Tim Lowery of The A.V. Club praised the episode, deeming it as "one of the most impressive directing feats I've seen on television this year." Alan Sepinwall of Rolling Stone wrote, "It is far more panic-inducing than anything to come in the first few episodes, but the difference is that by now, The Bear has made us invested in Carmy, Sydney, Marcus, and all the others. The episode is still a two-ton stress bomb, but now one with people to root for and conflicts we have grown to care deeply about. It's incredible."
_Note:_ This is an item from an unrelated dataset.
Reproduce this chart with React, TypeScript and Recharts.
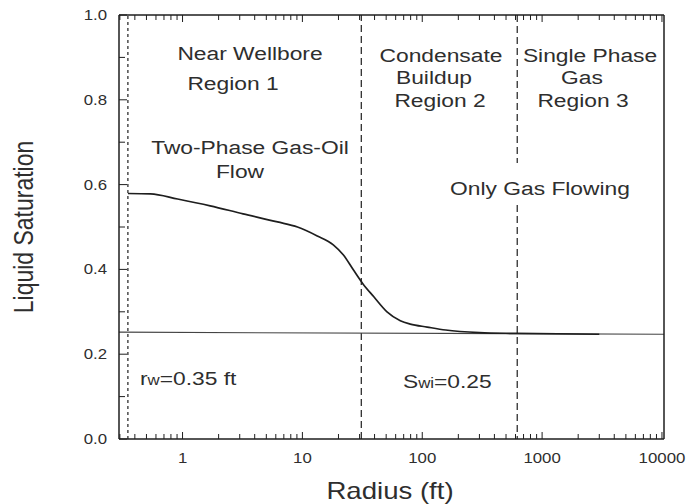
import { LineChart, Line, XAxis, YAxis, ReferenceLine } from "recharts";

// liquid saturation profile (radius in ft)
const radius = [0.35, 0.54, 0.91, 1.7, 3.2, 6.2, 9.1, 13.3, 18.1, 22, 26.6, 31.8, 39.3, 50.8, 65.6, 79.4, 110, 157, 300, 600, 3000];
const saturation = [0.579, 0.578, 0.566, 0.55, 0.531, 0.512, 0.5, 0.479, 0.458, 0.434, 0.399, 0.367, 0.336, 0.3, 0.279, 0.271, 0.264, 0.257, 0.251, 0.249, 0.247];

// connate water line, Swi = 0.25
const swiRadius = [0.295, 10400];
const swiLevel = [0.252, 0.247];

const wellRadius = 0.35;
const regionBounds = [31, 620];

const xDomain = [0.295, 10400];
const majorX = [1, 10, 100, 1000, 10000];
const yTicks = [0, 0.1, 0.2, 0.3, 0.4, 0.5, 0.6, 0.7, 0.8, 0.9, 1.0];

const minorX: number[] = [];
for (const d of [0.1, 1, 10, 100, 1000]) {
    for (let m = 2; m <= 9; m++) {
        const v = +(m * d).toPrecision(3);
        if (v >= xDomain[0] && v <= xDomain[1]) minorX.push(v);
    }
}
const xTicks = [...minorX, ...majorX];

const profile = radius.map((r, i) => ({ r, s: saturation[i] }));
const swi = swiRadius.map((r, i) => ({ r, s: swiLevel[i] }));

const INK = "#1e1e1e";
const TEXT = "#2e2e2e";
const FONT = '"Liberation Sans", Arial, Helvetica, sans-serif';
const STRETCH = 1.2; // the scan is widened, text included

const Txt = ({ x, y, size, anchor = "middle", rotate, children }: any) => (
    <text
        transform={`translate(${x},${y}) scale(${STRETCH},1)${rotate ? ` rotate(${rotate})` : ""}`}
        textAnchor={anchor}
        fontSize={size}
        fill={TEXT}
        fontFamily={FONT}
    >
        {children}
    </text>
);

const BottomTick = ({ x, y, payload }: any) => {
    const major = majorX.includes(payload.value);
    return (
        <g>
            <line x1={x} x2={x} y1={y} y2={y - (major ? 7 : 5)} stroke={INK} strokeWidth={1} />
            {major && <Txt x={x} y={y + 24} size={14}>{String(payload.value)}</Txt>}
        </g>
    );
};

const TopTick = ({ x, y, payload }: any) => {
    const major = majorX.includes(payload.value);
    return <line x1={x} x2={x} y1={y} y2={y + (major ? 7 : 5)} stroke={INK} strokeWidth={1} />;
};

const LeftTick = ({ x, y, payload }: any) => {
    const major = Math.round(payload.value * 10) % 2 === 0;
    return (
        <g>
            <line x1={x} x2={x + (major ? 8 : 6)} y1={y} y2={y} stroke={INK} strokeWidth={1} />
            {major && <Txt x={x - 12} y={y + 5} size={14} anchor="end">{payload.value.toFixed(1)}</Txt>}
        </g>
    );
};

const RightTick = ({ x, y, payload }: any) => {
    const major = Math.round(payload.value * 10) % 2 === 0;
    return <line x1={x} x2={x - (major ? 8 : 6)} y1={y} y2={y} stroke={INK} strokeWidth={1} />;
};

const axisLine = { stroke: INK, strokeWidth: 1.5 };

export default function App() {
    return (
        <div style={{ position: "absolute", left: 0, top: 0, width: 693, height: 504, background: "#fff" }}>
            <LineChart width={693} height={504} margin={{ top: 14, right: 28, bottom: 0, left: 0 }}>
                <XAxis
                    dataKey="r"
                    type="number"
                    scale="log"
                    domain={xDomain}
                    allowDataOverflow
                    ticks={xTicks}
                    interval={0}
                    tick={<BottomTick />}
                    tickSize={0}
                    tickMargin={0}
                    tickLine={false}
                    axisLine={axisLine}
                    height={65}
                />
                <XAxis
                    xAxisId="top"
                    orientation="top"
                    dataKey="r"
                    type="number"
                    scale="log"
                    domain={xDomain}
                    allowDataOverflow
                    ticks={xTicks}
                    interval={0}
                    tick={<TopTick />}
                    tickSize={0}
                    tickMargin={0}
                    tickLine={false}
                    axisLine={axisLine}
                    height={1}
                />
                <YAxis
                    type="number"
                    domain={[0, 1]}
                    ticks={yTicks}
                    interval={0}
                    tick={<LeftTick />}
                    tickSize={0}
                    tickMargin={0}
                    tickLine={false}
                    axisLine={axisLine}
                    width={119}
                />
                <YAxis
                    yAxisId="right"
                    orientation="right"
                    type="number"
                    domain={[0, 1]}
                    ticks={yTicks}
                    interval={0}
                    tick={<RightTick />}
                    tickSize={0}
                    tickMargin={0}
                    tickLine={false}
                    axisLine={axisLine}
                    width={1}
                />

                <ReferenceLine x={wellRadius} stroke={INK} strokeWidth={1.2} strokeDasharray="3 3" />
                <ReferenceLine x={regionBounds[0]} stroke={INK} strokeWidth={1.2} strokeDasharray="7 4" />
                <ReferenceLine
                    segment={[{ x: regionBounds[1], y: 1 }, { x: regionBounds[1], y: 0.651 }]}
                    stroke={INK}
                    strokeWidth={1.2}
                    strokeDasharray="7 4"
                />
                <ReferenceLine
                    segment={[{ x: regionBounds[1], y: 0.552 }, { x: regionBounds[1], y: 0 }]}
                    stroke={INK}
                    strokeWidth={1.2}
                    strokeDasharray="7 4"
                />

                <Line data={swi} dataKey="s" type="linear" stroke="#444" strokeWidth={1.1} dot={false} isAnimationActive={false} />
                <Line data={profile} dataKey="s" type="monotone" stroke={INK} strokeWidth={1.7} dot={false} isAnimationActive={false} />

                <Txt x={250} y={60} size={19}>Near Wellbore</Txt>
                <Txt x={233} y={90} size={19}>Region 1</Txt>
                <Txt x={250} y={154} size={19}>Two-Phase Gas-Oil</Txt>
                <Txt x={240} y={178} size={19}>Flow</Txt>
                <Txt x={441} y={62} size={19}>Condensate</Txt>
                <Txt x={434} y={84} size={19}>Buildup</Txt>
                <Txt x={440} y={107} size={19}>Region 2</Txt>
                <Txt x={590} y={62} size={19}>Single Phase</Txt>
                <Txt x={582} y={84} size={19}>Gas</Txt>
                <Txt x={583} y={107} size={19}>Region 3</Txt>
                <Txt x={540} y={195} size={19}>Only Gas Flowing</Txt>
                <Txt x={140} y={385} size={19} anchor="start">
                    r<tspan fontSize={14}>w</tspan>=0.35 ft
                </Txt>
                <Txt x={403} y={388} size={19} anchor="start">
                    S<tspan fontSize={14}>wi</tspan>=0.25
                </Txt>

                <Txt x={390} y={499} size={23}>Radius (ft)</Txt>
                <Txt x={33} y={227} size={23} rotate={-90}>Liquid Saturation</Txt>
            </LineChart>
        </div>
    );
}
Marah Eakin of Vulture gave the episode a perfect 5 star out of 5 rating and wrote, "The Bears seventh episode, 'Review,' is so good that it should be shown in film school just to show how much tension, backstory, and exposition a show's creators can pack into a mere 20 minutes of television." Nicole Gallucci of Decider praised the episode and compared it to the film Uncut Gems, writing, "'Review' is a remarkable, anxiety-inducing feat that harnesses tension as an art form. The performances are raw, ripe with passive aggression, and at times hard to watch — an especially disturbing truth, since the show has been praised for authentic depictions of abusive culinary workplaces. The dialogue is damning and seamlessly flows like a piping hot plate making its way through a kitchen. And the choice to capture the mayhem in a single shot both dazzles and disorients." Dina Paulson of Collider praised the episode's conclusion, writing "The character tension that boils over in 'Review' is, for sure, between the chefs in this extraordinary kitchen, but it also is about the self feeling self, in natural states of aggravation, healing, and absorbing pleasure because damn, sometimes a thing is so good it stops you in your mind tracks."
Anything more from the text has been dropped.